Except that Margaret Thatcher had huge majorities in 1979 and 1983. Her clamping down on crime initiative flopped. Not all Tories believe in blocking immigration of course: Enoch Powell was sacked by Ted Heath for suggesting such a thing. George Bush hasn't slashed taxes. Regulation they may well get rid of. For some reason, defence is left out.
In 1945, Labour didn't seriously consider nationalising the banks. It didn't even go all the way with the health service. If Labour had won in 1983, it still wouldn't have nationalised the top 100 companies, because the Labour Party has never subscribed to that sort of socialism.
The other trick Nick misses is that Labour, as he well knows, having written books about the Party, would be different in many important ways if the leadership had been different. This "they're all the same really" position doesn't convince me, and I doubt that Nick really believes it himself.
Sadly, he's probably right about authoritarian conservatives voting Labour. Blair has what they want.
5 Comments:
It does start well and then fizzle out, doesn't it? But it's much better than anything we've had for weeks. I also don't at all agree with him that what the public really responded to in New Labour was a radical new policy agenda, as opposed to a fresh young face and an opportunity to get rid of an increasingly despised government. But I thought that the lines on Hague were good; he was fundamentally right about the euro, but he decided to dress it up in horrible jingoistic language that didn't fit the spirit of the times.
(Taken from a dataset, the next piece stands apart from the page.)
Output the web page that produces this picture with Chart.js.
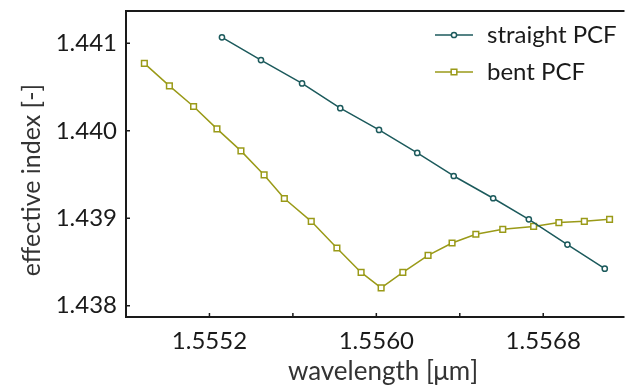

I agree about Hague and I meant to mention that. It is his first in a while about real people as opposed to straw men and at least you can see why he has New Statesman gig in this.
Another Nick factoid query. When Nick says that polling since Cameron began to talkm about Civil Liberties shows that Labouir are "way ahead" he doesn't cite a source. I've been over to polling report to check, and can't find
a) anything that compares them directly on the issue or on issues about it
b) much about national security at all, as a discrete category. There are 2 point majorities for ID cards and 90 day detention, but that's about it.
After his unsourced assertion the other week that people who asked the police to arrest muslim demonstrators waving threatening banners were themselves threatened with arrest, the question must be asked: is Nick making stuff up?
This also goes against Nick's other statement in the Standard the other week that people are sick and tired of being spied on and told what to do.
Good question. ICM do the most detailed ones, but I couldn't find anything.
I've asked Anthony
Anthony @ Polling Report replied:
"Matt - I can’t find a poll saying that so recently, though I have a vague memory that there may have been one (and certainly there were polls pre-Cameron showing that, so Nick may just have his dates wrong).
Labour’s internal private polling has been reported as saying so, so Nick may have been privvy to that."
As Nick's point was about public polling after Cameron, it only leaves the 'vague memory' one, or Nick's getting a little confused about private polls he has seen reported on, or has actually seen.